Pull each line holding the word "diagram" from the data.

## The records
▬▬▬
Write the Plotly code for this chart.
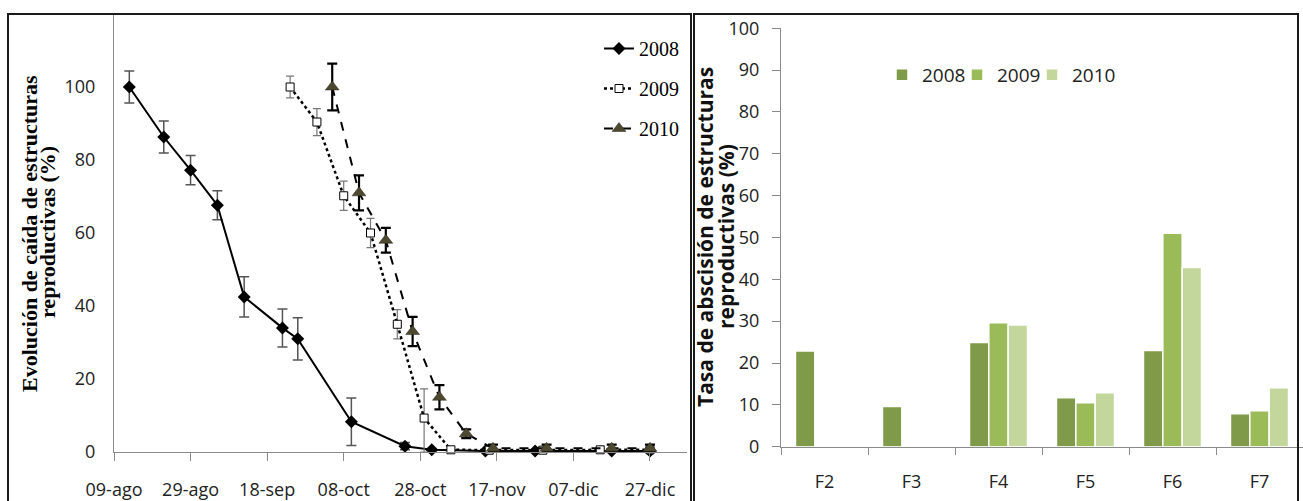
▬▬▬
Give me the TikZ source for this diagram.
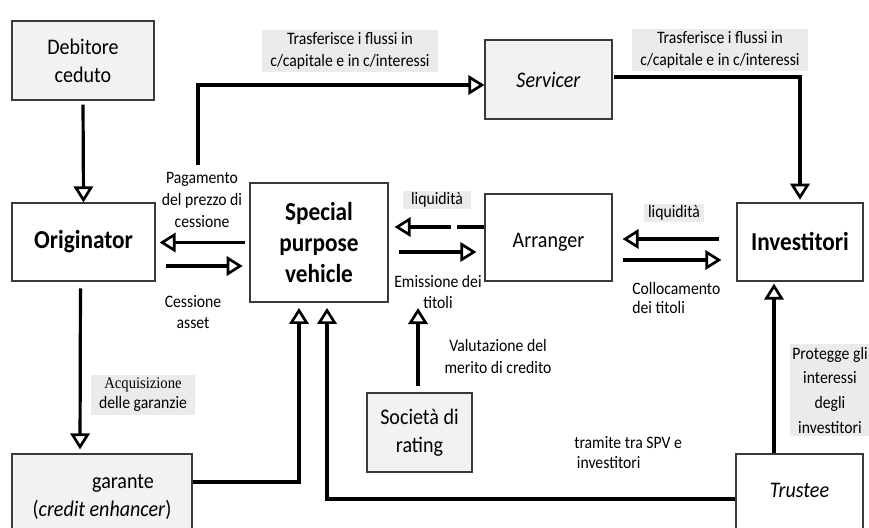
▬▬▬
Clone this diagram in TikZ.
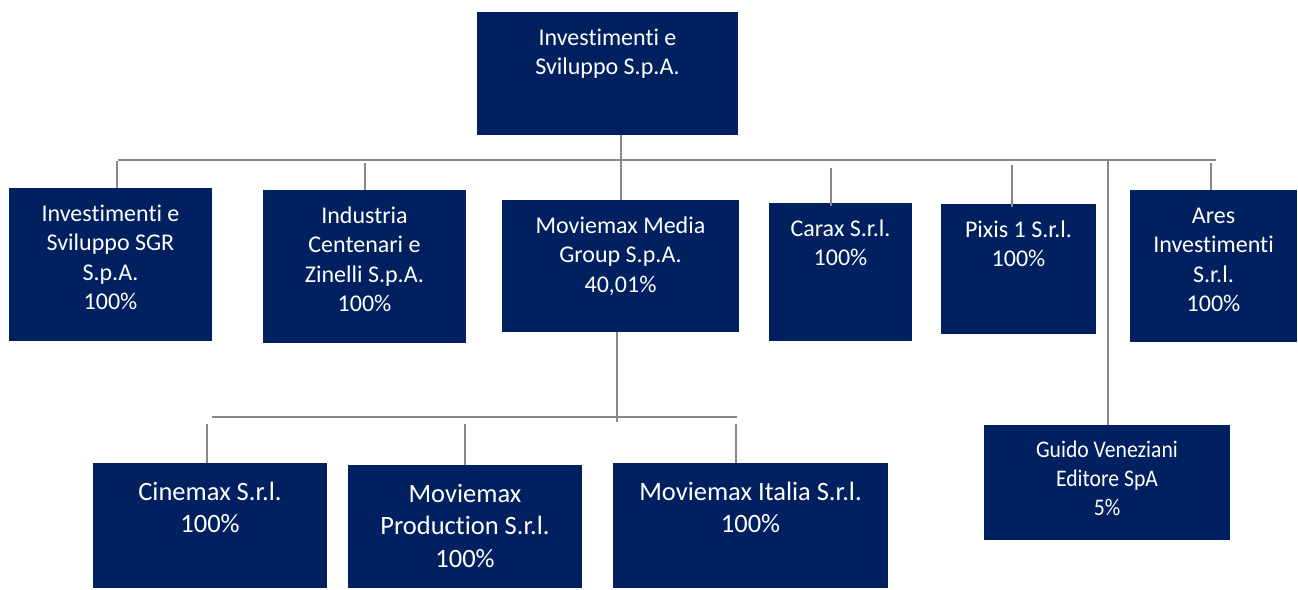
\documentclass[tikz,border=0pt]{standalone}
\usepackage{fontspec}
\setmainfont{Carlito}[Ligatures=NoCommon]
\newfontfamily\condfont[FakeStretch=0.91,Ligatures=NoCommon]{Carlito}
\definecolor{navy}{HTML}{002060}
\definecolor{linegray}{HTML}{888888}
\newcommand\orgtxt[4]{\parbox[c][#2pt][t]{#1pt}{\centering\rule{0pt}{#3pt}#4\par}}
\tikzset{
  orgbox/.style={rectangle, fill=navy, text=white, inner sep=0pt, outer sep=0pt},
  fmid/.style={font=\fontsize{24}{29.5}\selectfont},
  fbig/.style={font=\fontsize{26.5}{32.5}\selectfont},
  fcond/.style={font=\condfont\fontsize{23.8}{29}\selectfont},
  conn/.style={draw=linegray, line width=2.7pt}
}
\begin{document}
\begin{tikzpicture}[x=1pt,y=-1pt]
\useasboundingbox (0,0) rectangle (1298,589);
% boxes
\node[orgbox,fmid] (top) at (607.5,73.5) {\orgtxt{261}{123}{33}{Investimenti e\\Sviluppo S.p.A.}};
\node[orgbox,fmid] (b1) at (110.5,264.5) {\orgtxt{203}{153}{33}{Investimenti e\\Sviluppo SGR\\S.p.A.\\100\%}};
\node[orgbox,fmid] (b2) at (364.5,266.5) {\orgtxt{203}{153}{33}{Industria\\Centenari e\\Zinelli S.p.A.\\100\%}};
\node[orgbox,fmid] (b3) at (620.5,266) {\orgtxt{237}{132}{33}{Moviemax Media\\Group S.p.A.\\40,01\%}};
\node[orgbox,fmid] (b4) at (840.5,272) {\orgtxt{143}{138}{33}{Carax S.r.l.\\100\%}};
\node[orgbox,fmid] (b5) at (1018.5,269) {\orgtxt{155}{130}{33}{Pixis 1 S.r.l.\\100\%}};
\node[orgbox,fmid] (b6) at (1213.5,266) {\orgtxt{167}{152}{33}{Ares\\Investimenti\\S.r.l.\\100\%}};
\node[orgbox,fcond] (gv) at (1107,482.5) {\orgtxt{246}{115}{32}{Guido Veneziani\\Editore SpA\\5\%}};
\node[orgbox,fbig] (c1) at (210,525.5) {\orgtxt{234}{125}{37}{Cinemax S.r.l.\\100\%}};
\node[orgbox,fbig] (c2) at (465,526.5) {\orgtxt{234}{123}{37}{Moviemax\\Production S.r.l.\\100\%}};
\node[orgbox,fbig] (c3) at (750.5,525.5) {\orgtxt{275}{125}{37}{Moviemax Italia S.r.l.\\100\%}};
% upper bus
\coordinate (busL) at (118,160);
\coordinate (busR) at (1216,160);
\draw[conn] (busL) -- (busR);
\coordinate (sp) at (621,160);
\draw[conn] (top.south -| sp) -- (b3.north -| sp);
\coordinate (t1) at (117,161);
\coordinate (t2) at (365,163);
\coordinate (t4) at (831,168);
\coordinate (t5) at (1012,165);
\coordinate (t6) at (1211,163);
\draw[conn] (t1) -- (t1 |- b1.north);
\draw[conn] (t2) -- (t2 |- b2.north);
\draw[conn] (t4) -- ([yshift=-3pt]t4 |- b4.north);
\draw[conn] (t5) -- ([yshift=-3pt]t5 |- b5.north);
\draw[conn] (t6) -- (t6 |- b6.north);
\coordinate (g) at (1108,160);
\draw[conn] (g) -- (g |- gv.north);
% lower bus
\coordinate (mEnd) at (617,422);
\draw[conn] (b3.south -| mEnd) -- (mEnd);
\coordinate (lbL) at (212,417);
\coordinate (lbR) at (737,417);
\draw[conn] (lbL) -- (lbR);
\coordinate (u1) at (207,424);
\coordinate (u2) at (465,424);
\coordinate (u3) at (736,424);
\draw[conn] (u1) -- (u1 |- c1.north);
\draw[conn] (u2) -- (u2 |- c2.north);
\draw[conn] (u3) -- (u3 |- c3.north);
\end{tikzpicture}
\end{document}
▬▬▬
## Solved exercise
Give me the TikZ source for this diagram.
Clone this diagram in TikZ.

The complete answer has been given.